→ THE PROBLEM
Pictures stay out of the copy; restate everything else in the material exactly.

--- start ---

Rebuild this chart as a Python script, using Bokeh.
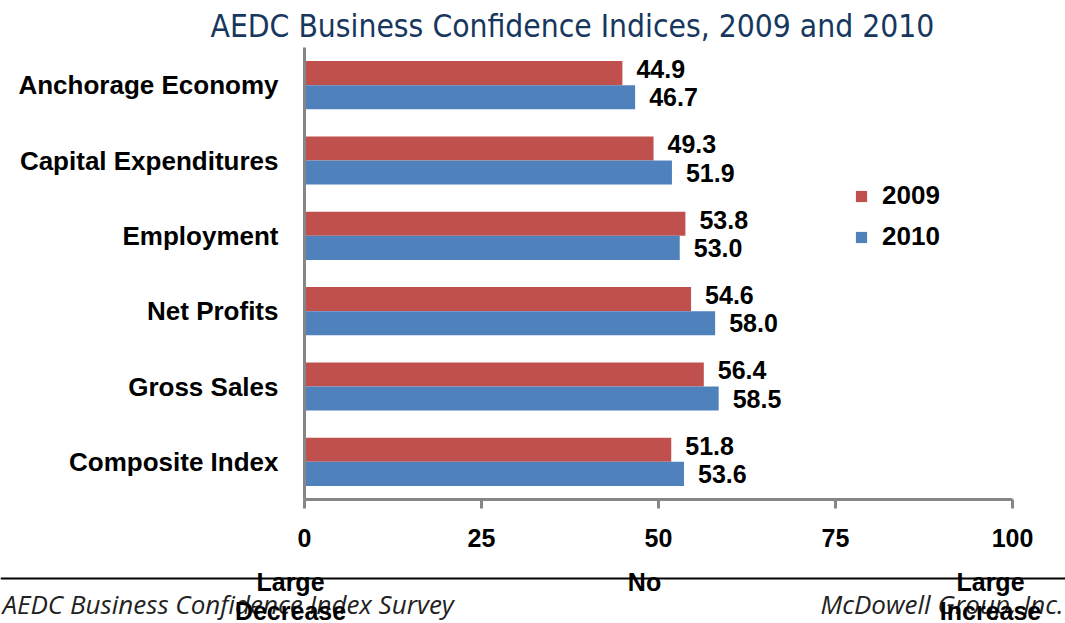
from bokeh.plotting import figure
from bokeh.layouts import column
from bokeh.models import (FactorRange, Label, Legend, LegendItem, FixedTicker,
                          Span, ColumnDataSource, Range1d)
from bokeh.transform import dodge
from bokeh.core.properties import value
from bokeh.embed import file_html
from bokeh.resources import INLINE

categories = ["Anchorage Economy", "Capital Expenditures", "Employment",
              "Net Profits", "Gross Sales", "Composite Index"]
values_2009 = [44.9, 49.3, 53.8, 54.6, 56.4, 51.8]
values_2010 = [46.7, 51.9, 53.0, 58.0, 58.5, 53.6]
x_ticks = [0, 25, 50, 75, 100]
scale_positions = [0, 50, 100]
scale_labels = ["Large\nDecrease", "No", "Large\nIncrease"]
title_text = "AEDC Business Confidence Indices, 2009 and 2010"
footer_left = "AEDC Business Confidence Index Survey"
footer_right = "McDowell Group, Inc."

RED = "#C0504D"
BLUE = "#4F81BD"
GRAY = "#868686"
BOLD = "Liberation Sans"

W = 1065
H_MAIN = 560
H_FOOT = 63
FRAME_L, FRAME_R = 304, 53
PX_PER_UNIT = (W - FRAME_L - FRAME_R) / 100.0

src = ColumnDataSource(dict(cat=categories, v09=values_2009, v10=values_2010,
                            t09=[f"{v:.1f}" for v in values_2009],
                            t10=[f"{v:.1f}" for v in values_2010]))

p = figure(width=W, height=H_MAIN, output_backend="svg", toolbar_location=None,
           y_range=FactorRange(factors=list(reversed(categories))),
           x_range=(0, 100),
           min_border_left=FRAME_L, min_border_right=FRAME_R,
           min_border_top=47, min_border_bottom=H_MAIN - 499)
p.frame_align = False
p.outline_line_color = None
p.grid.grid_line_color = None

p.title.text = title_text
p.title.align = "left"
p.title.offset = -94
p.title.standoff = 7
p.title.text_font = "DejaVu Sans Condensed"
p.title.text_font_style = "normal"
p.title.text_font_size = "31.5px"
p.title.text_color = "#17375E"

r09 = p.hbar(y=dodge("cat", 0.16, range=p.y_range), right="v09", left=0, height=0.32,
             source=src, fill_color=RED, line_color=None)
r10 = p.hbar(y=dodge("cat", -0.16, range=p.y_range), right="v10", left=0, height=0.32,
             source=src, fill_color=BLUE, line_color=None)

p.text(x="v09", y=dodge("cat", 0.16, range=p.y_range), text="t09", source=src,
       x_offset=14, y_offset=-4, text_baseline="middle", text_align="left",
       text_font=value(BOLD), text_font_style="bold", text_font_size="25px", text_color="black")
p.text(x="v10", y=dodge("cat", -0.16, range=p.y_range), text="t10", source=src,
       x_offset=14, y_offset=0, text_baseline="middle", text_align="left",
       text_font=value(BOLD), text_font_style="bold", text_font_size="25px", text_color="black")

xa = p.xaxis[0]
xa.ticker = FixedTicker(ticks=x_ticks)
xa.axis_line_color = GRAY
xa.axis_line_width = 3
xa.major_tick_line_color = GRAY
xa.major_tick_line_width = 3
xa.major_tick_out = 9
xa.major_tick_in = 0
xa.minor_tick_line_color = None
xa.major_label_standoff = 20
xa.major_label_text_font = BOLD
xa.major_label_text_font_style = "bold"
xa.major_label_text_font_size = "25px"
xa.major_label_text_color = "black"

ya = p.yaxis[0]
ya.axis_line_color = GRAY
ya.axis_line_width = 3
ya.major_tick_line_color = None
ya.minor_tick_line_color = None
ya.major_label_standoff = 20
ya.major_label_text_font = BOLD
ya.major_label_text_font_style = "bold"
ya.major_label_text_font_size = "26px"
ya.major_label_text_color = "black"

legend = Legend(items=[LegendItem(label="2009", renderers=[r09]),
                       LegendItem(label="2010", renderers=[r10])],
                location=(550, 247), orientation="vertical",
                glyph_width=14, glyph_height=14, label_standoff=14,
                label_text_font=BOLD, label_text_font_style="bold",
                label_text_font_size="26px", label_text_color="black",
                label_height=26, spacing=10,
                padding=0, margin=0, border_line_color=None, background_fill_alpha=0)
p.add_layout(legend, "center")

# footer strip: same horizontal scale as the chart's value axis
x0 = -FRAME_L / PX_PER_UNIT
f = figure(width=W, height=H_FOOT, output_backend="svg", toolbar_location=None,
           x_range=Range1d(x0, x0 + W / PX_PER_UNIT), y_range=Range1d(H_FOOT, 0),
           x_axis_type=None, y_axis_type=None,
           min_border=0, min_border_left=0, min_border_right=0,
           min_border_top=0, min_border_bottom=0)
f.frame_align = False
f.outline_line_color = None
f.grid.grid_line_color = None
f.add_layout(Span(location=18, dimension="width", line_color="black", line_width=2))

f.add_layout(Label(x=2, y=43, x_units="screen", y_units="data", text=footer_left,
                   text_align="left", text_baseline="middle",
                   text_font="Open Sans", text_font_style="italic",
                   text_font_size="26px", text_color="#222222"))
f.add_layout(Label(x=W - 2, y=43, x_units="screen", y_units="data", text=footer_right,
                   text_align="right", text_baseline="middle",
                   text_font="Open Sans", text_font_style="italic",
                   text_font_size="26px", text_color="#222222"))

shifts = [-14, -14, -22]
for pos, t, dx in zip(scale_positions, scale_labels, shifts):
    f.add_layout(Label(x=pos, y=7, x_units="data", y_units="data", text=t,
                       x_offset=dx, text_align="center", text_baseline="top",
                       text_font=BOLD, text_font_style="bold",
                       text_font_size="25px", text_color="black", text_line_height=1.05))

layout = column(p, f, spacing=0)
open("out.html", "w").write(file_html(layout, INLINE))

--- end ---

→ RESPONSE FOR THIS EXERCISE
Rebuild this chart as a Python script, using Bokeh.
from bokeh.plotting import figure
from bokeh.layouts import column
from bokeh.models import (FactorRange, Label, Legend, LegendItem, FixedTicker,
                          Span, ColumnDataSource, Range1d)
from bokeh.transform import dodge
from bokeh.core.properties import value
from bokeh.embed import file_html
from bokeh.resources import INLINE

categories = ["Anchorage Economy", "Capital Expenditures", "Employment",
              "Net Profits", "Gross Sales", "Composite Index"]
values_2009 = [44.9, 49.3, 53.8, 54.6, 56.4, 51.8]
values_2010 = [46.7, 51.9, 53.0, 58.0, 58.5, 53.6]
x_ticks = [0, 25, 50, 75, 100]
scale_positions = [0, 50, 100]
scale_labels = ["Large\nDecrease", "No", "Large\nIncrease"]
title_text = "AEDC Business Confidence Indices, 2009 and 2010"
footer_left = "AEDC Business Confidence Index Survey"
footer_right = "McDowell Group, Inc."

RED = "#C0504D"
BLUE = "#4F81BD"
GRAY = "#868686"
BOLD = "Liberation Sans"

W = 1065
H_MAIN = 560
H_FOOT = 63
FRAME_L, FRAME_R = 304, 53
PX_PER_UNIT = (W - FRAME_L - FRAME_R) / 100.0

src = ColumnDataSource(dict(cat=categories, v09=values_2009, v10=values_2010,
                            t09=[f"{v:.1f}" for v in values_2009],
                            t10=[f"{v:.1f}" for v in values_2010]))

p = figure(width=W, height=H_MAIN, output_backend="svg", toolbar_location=None,
           y_range=FactorRange(factors=list(reversed(categories))),
           x_range=(0, 100),
           min_border_left=FRAME_L, min_border_right=FRAME_R,
           min_border_top=47, min_border_bottom=H_MAIN - 499)
p.frame_align = False
p.outline_line_color = None
p.grid.grid_line_color = None

p.title.text = title_text
p.title.align = "left"
p.title.offset = -94
p.title.standoff = 7
p.title.text_font = "DejaVu Sans Condensed"
p.title.text_font_style = "normal"
p.title.text_font_size = "31.5px"
p.title.text_color = "#17375E"

r09 = p.hbar(y=dodge("cat", 0.16, range=p.y_range), right="v09", left=0, height=0.32,
             source=src, fill_color=RED, line_color=None)
r10 = p.hbar(y=dodge("cat", -0.16, range=p.y_range), right="v10", left=0, height=0.32,
             source=src, fill_color=BLUE, line_color=None)

p.text(x="v09", y=dodge("cat", 0.16, range=p.y_range), text="t09", source=src,
       x_offset=14, y_offset=-4, text_baseline="middle", text_align="left",
       text_font=value(BOLD), text_font_style="bold", text_font_size="25px", text_color="black")
p.text(x="v10", y=dodge("cat", -0.16, range=p.y_range), text="t10", source=src,
       x_offset=14, y_offset=0, text_baseline="middle", text_align="left",
       text_font=value(BOLD), text_font_style="bold", text_font_size="25px", text_color="black")

xa = p.xaxis[0]
xa.ticker = FixedTicker(ticks=x_ticks)
xa.axis_line_color = GRAY
xa.axis_line_width = 3
xa.major_tick_line_color = GRAY
xa.major_tick_line_width = 3
xa.major_tick_out = 9
xa.major_tick_in = 0
xa.minor_tick_line_color = None
xa.major_label_standoff = 20
xa.major_label_text_font = BOLD
xa.major_label_text_font_style = "bold"
xa.major_label_text_font_size = "25px"
xa.major_label_text_color = "black"

ya = p.yaxis[0]
ya.axis_line_color = GRAY
ya.axis_line_width = 3
ya.major_tick_line_color = None
ya.minor_tick_line_color = None
ya.major_label_standoff = 20
ya.major_label_text_font = BOLD
ya.major_label_text_font_style = "bold"
ya.major_label_text_font_size = "26px"
ya.major_label_text_color = "black"

legend = Legend(items=[LegendItem(label="2009", renderers=[r09]),
                       LegendItem(label="2010", renderers=[r10])],
                location=(550, 247), orientation="vertical",
                glyph_width=14, glyph_height=14, label_standoff=14,
                label_text_font=BOLD, label_text_font_style="bold",
                label_text_font_size="26px", label_text_color="black",
                label_height=26, spacing=10,
                padding=0, margin=0, border_line_color=None, background_fill_alpha=0)
p.add_layout(legend, "center")

# footer strip: same horizontal scale as the chart's value axis
x0 = -FRAME_L / PX_PER_UNIT
f = figure(width=W, height=H_FOOT, output_backend="svg", toolbar_location=None,
           x_range=Range1d(x0, x0 + W / PX_PER_UNIT), y_range=Range1d(H_FOOT, 0),
           x_axis_type=None, y_axis_type=None,
           min_border=0, min_border_left=0, min_border_right=0,
           min_border_top=0, min_border_bottom=0)
f.frame_align = False
f.outline_line_color = None
f.grid.grid_line_color = None
f.add_layout(Span(location=18, dimension="width", line_color="black", line_width=2))

f.add_layout(Label(x=2, y=43, x_units="screen", y_units="data", text=footer_left,
                   text_align="left", text_baseline="middle",
                   text_font="Open Sans", text_font_style="italic",
                   text_font_size="26px", text_color="#222222"))
f.add_layout(Label(x=W - 2, y=43, x_units="screen", y_units="data", text=footer_right,
                   text_align="right", text_baseline="middle",
                   text_font="Open Sans", text_font_style="italic",
                   text_font_size="26px", text_color="#222222"))

shifts = [-14, -14, -22]
for pos, t, dx in zip(scale_positions, scale_labels, shifts):
    f.add_layout(Label(x=pos, y=7, x_units="data", y_units="data", text=t,
                       x_offset=dx, text_align="center", text_baseline="top",
                       text_font=BOLD, text_font_style="bold",
                       text_font_size="25px", text_color="black", text_line_height=1.05))

layout = column(p, f, spacing=0)
open("out.html", "w").write(file_html(layout, INLINE))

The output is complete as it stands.